Selasa, 09 November 2010 | By: House of Lights

Kebaikan dan Keburukan pun Mengalir

Kebaikan dan keburukan pun mengalir


Air mengalir mengikuti alur sungai, laut, atau samudera tempatnya bermuara--itu sudah hukum alam.
Listrik juga mengalir, merembet mengkuti jalur kabel dan setrum yang ada--juga telah jadi hukum alam.
Cahaya pun mengalir bukan? Buktinya ada istilah kecepatan cahaya, berarti kan ada laju, ada pergerakan, ya tho?

Begitulah yang terjadi pada kebaikan ataupun keburukan; ia akan mengalir, merembet, terus menerus dan bertambah-tambah sesuai dengan lajunya.

Ketika kita melakukan kebaikan dengan benar (meliputi dua syarat; niat dan cara), maka rembetannya adalah kebaikan demi kebaikan yang insya Allah terus bertambah-tambah, hingga iman kita juga menjadi meningkat dan meningkat semakin kuat. Lakukan kebaikan yang simple; misalnya tersenyum. Senyum itu akan mengantarkan kita pada perilaku menyapa, mengenal dan kemudian mungkin menolong. Tambah gede kan peluang pahalanya?

Ketika kita melakukan keburukan, ia juga akan merembet, terus menerus dan semakin bertambah kuantitas maupun kualitasnya, hingga jejak hitam yang ditinggalkannya semakin tebal dan mengerak, menggelapkan cahaya hati kita, hingga energi iman itu pun tersumbat, gaungnya semakin jauh dan jauh terdengar dan dapat menjadi tak terasa. Mungkin budaya korupsi di negeri kita merupakan salah satu contohnya. Awalnya, sisa seribu dari uang pembelian properti kantor nggak papalah diambil, anggap saja uang lelah. Toh, cuman seribu ini. Terus, dua ribu; nggak pa2, nggak jauh beda ama seribu. Terus, lima ribu; uang lima ribu jaman sekarang mah kecil, ngga ngaruh juga ke anggaran kantor, diambil nggak pa2, bisa buat beli jajan anak2. Terus, 10ribu, 100ribu, 1juta, dst...dst...!!

Ini selaras dengan apa yang diungkapkan oleh Imam Syafi'i, bahwa ketika kita membuka satu pintu kemaksiatan (yang masih dianggap ringan) maka pintu-pintu kemaksiatan lainnya (yang lebih besar) akan dengan mudah terbuka.

Mungkin itulah alasan mengapa kita diperintahkan untuk melakukan kebaikan (berjihad, berusaha bersungguh-sungguh, bekerja keras) dalam keadaan ringan maupun berat.
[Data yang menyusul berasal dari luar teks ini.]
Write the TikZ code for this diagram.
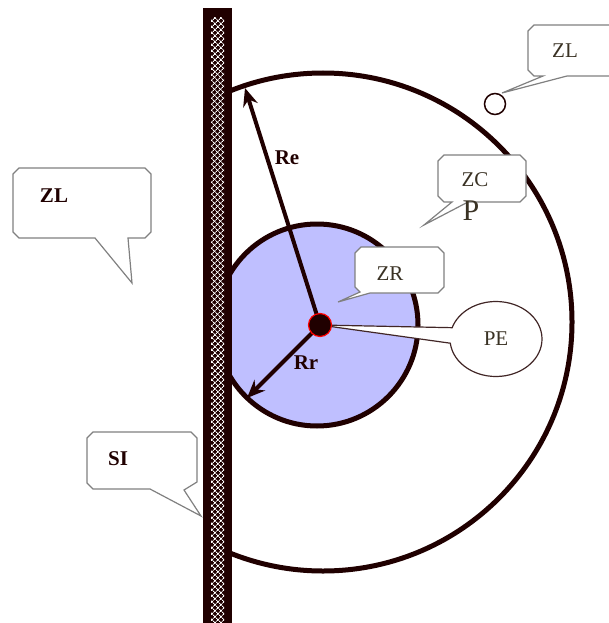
\documentclass[tikz,border=0pt]{standalone}
\usepackage{fontspec}
\setmainfont{Liberation Serif}
\usetikzlibrary{arrows.meta,patterns.meta,shapes.callouts}
\definecolor{ink}{HTML}{200000}
\definecolor{zrfill}{HTML}{BFBFFF}
\definecolor{txt}{HTML}{3A3224}
\tikzset{
	bubble/.style={draw=gray,fill=white,line width=1.2pt},
	lbl/.style={text=txt,font=\fontsize{21}{24}\selectfont},
	blbl/.style={text=ink,font=\fontsize{21}{24}\selectfont\bfseries}
}
\begin{document}
\begin{tikzpicture}[>={Stealth[length=18pt,width=15pt]},x=1pt,y=-1pt]
	\useasboundingbox (0,0) rectangle (609,623);
	\coordinate (ctr) at (320,325);
	\begin{scope}
		\clip (226,0) rectangle (609,623);
		\draw[ink,line width=5pt] (323,322) circle[radius=249pt];
		\draw[ink,line width=5pt,fill=zrfill] (317,325) circle[radius=101pt];
	\end{scope}
	\node[circle,draw=ink,line width=1.5pt,minimum size=21pt,inner sep=0pt] (zlDot) at (495,104) {};
	\coordinate (reTip) at (245,88);
	\coordinate (rrTip) at (247,398);
	\draw[->,ink,line width=4pt] (ctr) -- (reTip);
	\draw[->,ink,line width=4pt] (ctr) -- (rrTip);
	\node[blbl] (re) at (287,158) {Re};
	\node[blbl] (rr) at (306,363) {Rr};
	\draw[bubble] (19,168) -- (145,168) -- (151,174) -- (151,232) -- (145,238) -- (128,238) -- (132,283) -- (95,238) -- (19,238) -- (13,232) -- (13,174) -- cycle;
	\node[blbl] (zlLeft) at (54,196) {ZL};
	\draw[bubble] (534,25) -- (625,25) -- (625,76) -- (567,76) -- (502,93) -- (543,76) -- (534,76) -- (528,70) -- (528,31) -- cycle;
	\node[lbl] (zlRight) at (565,51) {ZL};
	\draw[bubble] (444,155) -- (520,155) -- (526,161) -- (526,196) -- (520,202) -- (468,202) -- (424,225) -- (452,202) -- (444,202) -- (438,196) -- (438,161) -- cycle;
	\node[lbl] (zc) at (475,180) {ZC};
	\node[lbl,font=\fontsize{30}{34}\selectfont] (p) at (471,211) {P};
	\draw[bubble] (361,247) -- (438,247) -- (444,253) -- (444,287) -- (438,293) -- (370,293) -- (338,302) -- (360,292) -- (355,287) -- (355,253) -- cycle;
	\node[lbl] (zr) at (390,274) {ZR};
	\node[ellipse callout,draw=ink!85,fill=white,line width=1.2pt,minimum width=92pt,minimum height=75pt,
		callout absolute pointer=(ctr),callout pointer arc=24,lbl] (pe) at (496,339) {PE};
	\node[circle,fill=ink,draw=red,line width=1.2pt,minimum size=23pt,inner sep=0pt] (dot) at (ctr) {};
	\draw[bubble] (93,432) -- (191,432) -- (197,438) -- (197,482) -- (184,490) -- (201,516) -- (150,489) -- (93,489) -- (87,483) -- (87,438) -- cycle;
	\node[blbl] (si) at (118,459) {SI};
	\fill[ink] (203,8) rectangle (232,630);
	\fill[pattern={Lines[angle=45,distance=4pt,line width=1pt]},pattern color=white] (211,18) rectangle (224,630);
	\fill[pattern={Lines[angle=-45,distance=4pt,line width=1pt]},pattern color=white] (211,18) rectangle (224,630);
\end{tikzpicture}
\end{document}
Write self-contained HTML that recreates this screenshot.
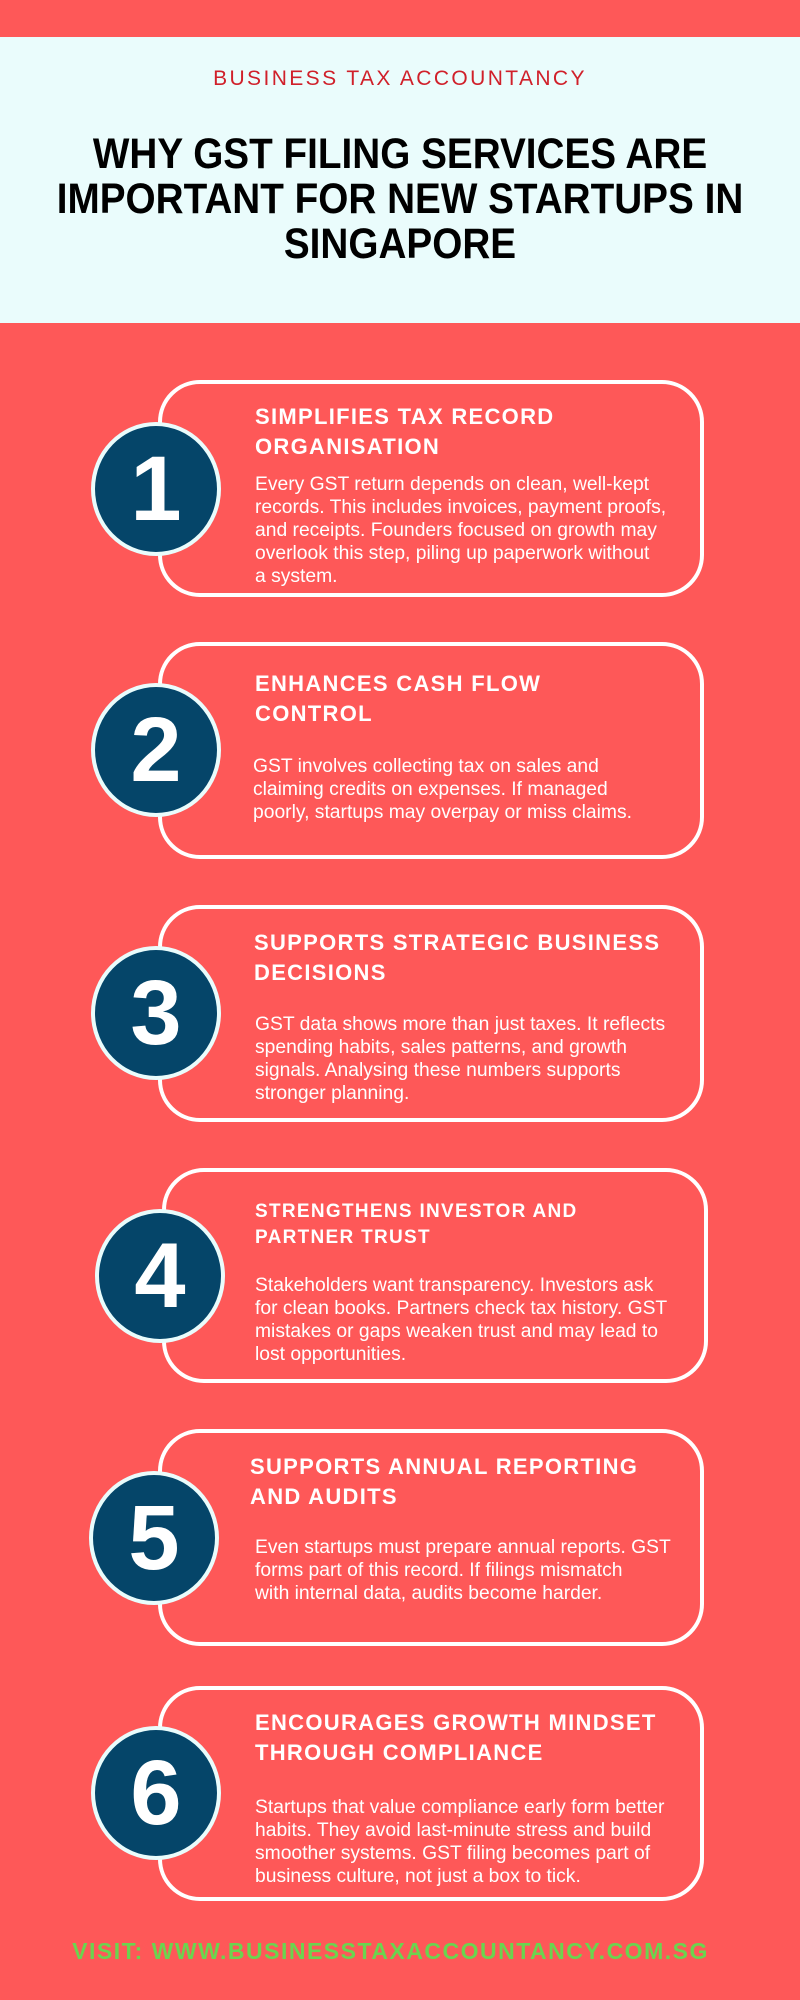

Sebab kebaikan itulah yang akan menjadikan munculnya sekaligus menjaga kebaikan-kebaikan yang lain terus mengalir.

Dan mungkin itulah alasan mengapa kita diwanti-wanti untuk jangan meremehkan dosa-dosa kecil, sebab membiasakan/ memudahkan melakukannya akan mendorong kita untuk gampang melegitimasi dosa-dosa selanjutnya, yang mungkin levelnya semakin berat. Ada ayat dalam al Qur'an yang melarang kita untuk tidak mendekati zina. Bunyinya 'jangan mendekati zina', bukan 'jangan berzina'. Mendekati saja sudah diultimatum untuk jangan dilakukan. Kenapa? Balik ke soal hukum mengalir tadi, melakukan hal-hal yang mendekati itu akan mendorong pada apa yang tidak boleh didekati itu.
Kayak kalau kita naik motor dengan kecepatan 100 km/jam, tentu akan lebih sulit berhenti ketika di-rem, ketimbang nge-rem pada kecepatan 50 km/jam, relatif lebih cepat dan mudah untuk di-stop.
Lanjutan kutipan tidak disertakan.